From kinesio-taping to more recently cupping, Olympians test the waters of new therapy designed to give them that competitive edge. So, when our most decorated swimmer, Michael Phelps, sports the hickey-mark calling card of cupping, the rest of us pay attention. As an acupuncturist, I received a flood of calls and texts about the polka-dotted swimmer. My clients, already aware of the benefits of cupping, felt relieved at having less explaining to do about why their backs and shoulders would occasionally look like they’ve been attacked by an octopus after an acupuncture visit.

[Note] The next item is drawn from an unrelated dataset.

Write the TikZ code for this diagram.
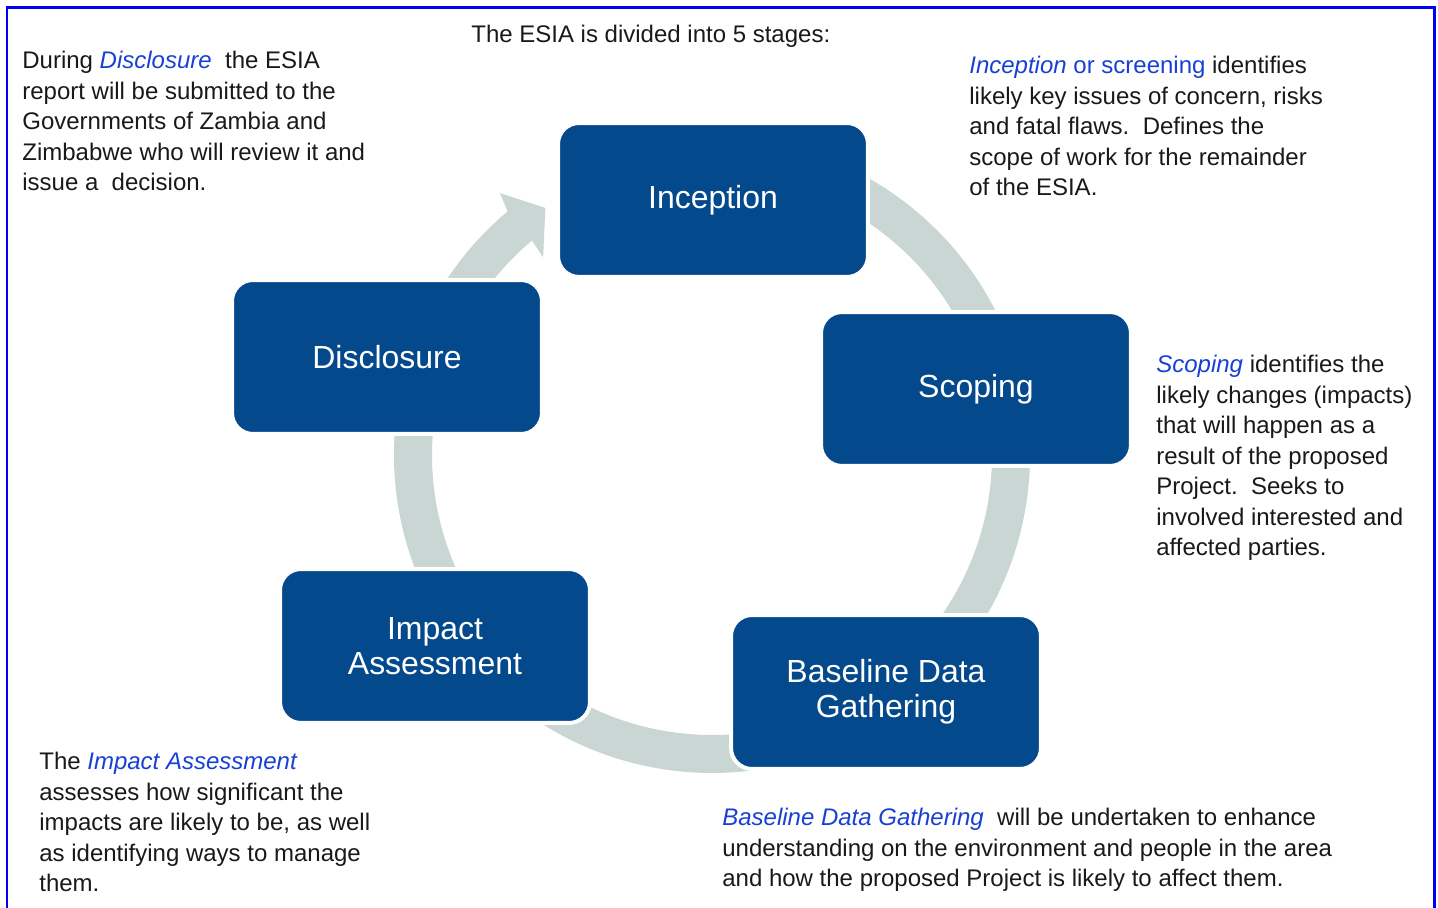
\documentclass[tikz,border=0pt]{standalone}
\usepackage{fontspec}
\setmainfont{Liberation Sans}
\definecolor{stageblue}{RGB}{3,73,140}
\definecolor{ringgrey}{RGB}{201,214,211}
\definecolor{keyblue}{RGB}{24,64,214}
\definecolor{frameblue}{RGB}{0,0,245}
\newcommand{\keyterm}[1]{\textcolor{keyblue}{\textit{#1}}}

\tikzset{
  stage/.style = {rounded corners = 0.42cm, fill = stageblue, draw = white, line width = 0.08cm,
    minimum width = 6.2cm, minimum height = 3.08cm, text = white, align = center,
    font = \fontsize{18.2}{19.9}\selectfont},
  note/.style = {anchor = north west, inner sep = 0pt, align = left, text = black!90,
    font = \fontsize{13.66}{17.36}\selectfont}
}

\begin{document}
\begin{tikzpicture}[x = 0.02cm, y = 0.02cm]
\useasboundingbox (0,0) rectangle (1438,907);
\draw[frameblue, line width = 0.06cm] (7,899) rectangle (1434,-10);
\coordinate (ring) at (712,452);
\fill[ringgrey] ([shift = {(ring)}]100:318) arc (100:10:318) -- ([shift = {(ring)}]10:280) arc (10:100:280) -- cycle;
\fill[ringgrey] ([shift = {(ring)}]10:318) arc (10:-55:318) -- ([shift = {(ring)}]-55:280) arc (-55:10:280) -- cycle;
\fill[ringgrey] ([shift = {(ring)}]-55:318) arc (-55:-130:318) -- ([shift = {(ring)}]-130:280) arc (-130:-55:280) -- cycle;
\fill[ringgrey] ([shift = {(ring)}]230:318) arc (230:170:318) -- ([shift = {(ring)}]170:280) arc (170:230:280) -- cycle;
\fill[ringgrey] ([shift = {(ring)}]170:318) arc (170:130:318) -- ([shift = {(ring)}]129:337)
  -- ([shift = {(ring)}]124:298) -- ([shift = {(ring)}]130.5:260) -- ([shift = {(ring)}]130:280)
  arc (130:170:280) -- cycle;
\node[stage] (inception) at (713,707) {Inception};
\node[stage] (scoping) at (976,518) {Scoping};
\node[stage] (baseline) at (886,215) {Baseline Data\\Gathering};
\node[stage] (impact) at (435,261) {Impact\\Assessment};
\node[stage] (disclosure) at (387,550) {Disclosure};
\node[note] (title) at (471,882) {The ESIA is divided into 5 stages:};
\node[note] (disclosurenote) at (22,856) {During \keyterm{Disclosure}\ \ the ESIA\\report will be submitted to the\\Governments of Zambia and\\Zimbabwe who will review it and\\issue a\ \ decision.};
\node[note] (inceptionnote) at (969,851) {\keyterm{Inception} \textcolor{keyblue}{or screening} identifies\\likely key issues of concern, risks\\and fatal flaws.\ \ Defines the\\scope of work for the remainder\\of the ESIA.};
\node[note] (scopingnote) at (1156,552) {\keyterm{Scoping} identifies the\\likely changes (impacts)\\that will happen as a\\result of the proposed\\Project.\ \ Seeks to\\involved interested and\\affected parties.};
\node[note] (impactnote) at (39,155) {The \keyterm{Impact Assessment}\\assesses how significant the\\impacts are likely to be, as well\\as identifying ways to manage\\them.};
\node[note] (baselinenote) at (722,99) {\keyterm{Baseline Data Gathering}\ \ will be undertaken to enhance\\understanding on the environment and people in the area\\and how the proposed Project is likely to affect them.};
\end{tikzpicture}
\end{document}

So what is cupping? It’s basically using suction and cups to relieve muscle pain. The cups can be made of plastic, glass, bamboo, or silicon, and suction is created through pressure, pump or heat. I’m a personal fan of fire cupping, which involves using a flame to create suction and also looks really cool. In traditional Chinese medicine theory, muscle pain and soreness are caused by poor circulation, mostly due to overuse and injury. This lack of circulation doesn’t allow “new” and nutrient-rich blood to flow properly through muscle tissue. Cupping is thought to pull that “old”, stagnant blood out of the muscle layer and into the more superficial skin layers so it can be circulated out and “new”, fresh blood can be circulated in. “New” blood means more tissue repair, reduced pain, and faster healing. For really old or severe muscle pain, multiple sessions may be needed, but most people notice that as their body heals, the cupping marks produce less intense marks and heal much faster—evidence that the body’s circulation is back to optimal levels.

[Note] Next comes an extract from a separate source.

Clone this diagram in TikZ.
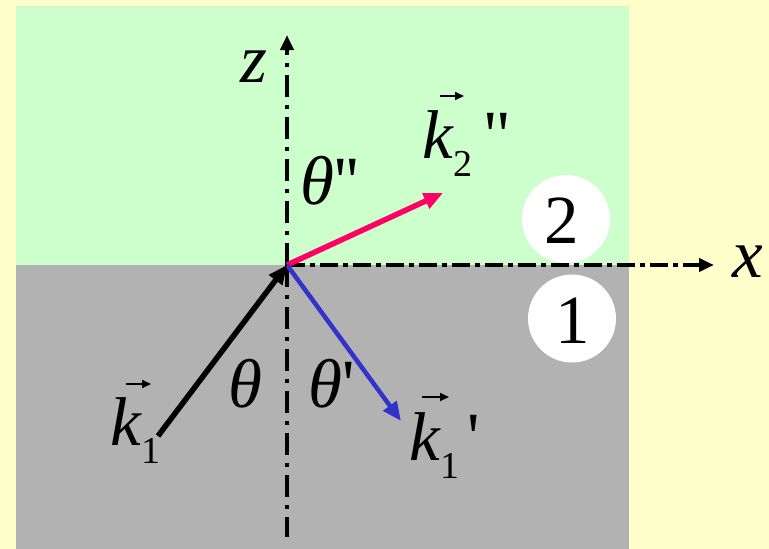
\documentclass[tikz,border=0pt]{standalone}
\usepackage{fontspec}
\setmainfont{Liberation Serif}
\newfontfamily\qfont{Liberation Serif}
\usetikzlibrary{arrows.meta}
\definecolor{bgyellow}{HTML}{FFFFCC}
\definecolor{mgreen}{HTML}{CCFFCC}
\definecolor{mgray}{HTML}{B2B2B2}
\definecolor{kred}{HTML}{FF0066}
\definecolor{kblue}{HTML}{3333CC}
\newcommand{\subfont}{\fontsize{38}{38}\selectfont}
\newcommand{\sq}{{\qfont\symbol{39}}}
\begin{document}
\begin{tikzpicture}[x=1pt,y=-1pt,
  lbl/.style={inner sep=0pt,font=\fontsize{69}{70}\selectfont,anchor=base west},
  axisline/.style={line width=4.5pt,-{Triangle[length=15pt,width=13pt]}},
  wave/.style={line width=5.5pt,-{Triangle[length=19pt,width=16pt]}},
  vecarr/.style={line width=2pt,-{Triangle[length=9pt,width=8pt]}},
  regioncircle/.style={circle,fill=white,minimum size=88pt,inner sep=0pt}]
\useasboundingbox (0,0) rectangle (769,549);
\fill[bgyellow] (0,0) rectangle (769,549);
\fill[mgreen] (16,6) rectangle (629,265);
\fill[mgray] (16,265) rectangle (629,549);
\coordinate (O) at (287,265);
\coordinate (ztip) at (287,35);
\coordinate (zbot) at (287,537);
\coordinate (xtip) at (714,265);
\coordinate (k1tail) at (158,436);
\coordinate (k2end) at (443,193);
\coordinate (k1pend) at (401,421);
% axes
\draw[axisline,dash pattern=on 22pt off 8pt on 4pt off 8pt] (O) -- (ztip);
\draw[line width=4.5pt,dash pattern=on 22pt off 8pt on 4pt off 8pt] (O) -- (zbot);
\draw[axisline,dash pattern=on 18pt off 5pt on 5pt off 5pt] (O) -- (xtip);
% waves
\draw[wave,kred] (O) -- (k2end);
\draw[wave,kblue,line width=4.5pt] (O) -- (k1pend);
\draw[wave,black] (k1tail) -- (O);
% region circles
\node[regioncircle] (c2) at (566,219) {};
\node[regioncircle] (c1) at (572,318.5) {};
\node[lbl] (n2) at (544,243) {2};
\node[lbl] (n1) at (555,343) {1};
% labels
\node[lbl] (zl) at (240,82) {\itshape z};
\node[lbl] (xl) at (732,277) {\itshape x};
\node[lbl] (th) at (228,407) {\itshape θ};
\node[lbl] (thp) at (308,407) {\textit{θ}\sq};
\node[lbl] (thpp) at (300,204) {\textit{θ}\sq\sq};
\node[lbl] (k1l) at (110,445) {\textit{k}\raisebox{-18pt}{\subfont 1}};
\node[lbl] (k1pl) at (409,460) {\textit{k}\raisebox{-18pt}{\subfont 1}\hspace{8pt}\sq};
\node[lbl] (k2l) at (422,158) {\textit{k}\raisebox{-18pt}{\subfont 2}\hspace{12pt}\sq\sq};
% vector arrows over k
\draw[vecarr] ([shift={(16pt,61pt)}]k1l.base west) -- ++(25pt,0pt);
\draw[vecarr] ([shift={(13pt,63pt)}]k1pl.base west) -- ++(27pt,0pt);
\draw[vecarr] ([shift={(18pt,62pt)}]k2l.base west) -- ++(24pt,0pt);
\end{tikzpicture}
\end{document}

While the idea of “old” versus “new” blood can sound archaic, the idea of moving blood and tissue around to improve circulation is easy to grasp. One recent biomedical theory suggests that cupping also helps by releasing the body’s fascia. Fascia is a webbing that connects all our organs and muscles and bones. It can get stuck and knotted, so cupping can help pull apart adhesions in the many layers of fascia that we have. When our fascia is unstuck, we move more freely. Cupping can feel a little pinchy and intense, but for those of you who love a deep tissue massage, it will be a cakewalk. I think my favorite description of the cupping sensation came from a patient who said it felt like a “cold chip clip” on her back. While cupping can leave some temporary soreness and unsightly marks, its pain relief and improved mobility are pretty instantaneous, which is why it makes such a useful tool for the athlete and desk warrior alike.
While it does excite me to see the growing interest first in acupuncture and now in cupping—thanks to athletes, celebrities, and of course, the fact that these techniques work—there is so much more that traditional Chinese medicine can offer. One therapy in particular is Gua sha. Gua sha is Chinese for literally “raising a rash.” It’s commonly and more scarily known in English as scraping. It uses the theory of counteraction to reduce muscle pain and improve mobility with immediate effects. Counteraction works by distracting the body from its initial source of pain, allowing that area to reduce in inflammation and start to heal.
Gua sha involves using a tool with a curved smooth surface to repeatedly scrape an area till a dark red or purple rash pops up. While it can be intense, most people find it relaxing. The great thing about Gua sha is that it can be done almost anywhere on the body, in places that are difficult or painful for cupping to reach, like the neck area, joints, or the forearms. It takes minutes to do and the unsightly marks tend to fade within two to four days, cupping takes one to two weeks. Most commonly, I use Gua sha for shoulder issues, tennis elbow and the modern phenomenom: tech neck. It is a great complement to cupping and acupuncture, and I often combine all three into treatment sessions. And like cupping, while it’s usually more relaxing and efficient to have it done professionally, it is a form of homegrown medicine, so it is possible to do it yourself for on-the-go care.
In Asia, it’s not uncommon to see people of all ages at the beach or waterpark with Gua sha and cupping marks. I’ve seen them here, running around Lady Bird Lake, so it looks like the good word is spreading. Who knows—maybe we’ll even see them decorating the backs of our Olympians in Tokyo.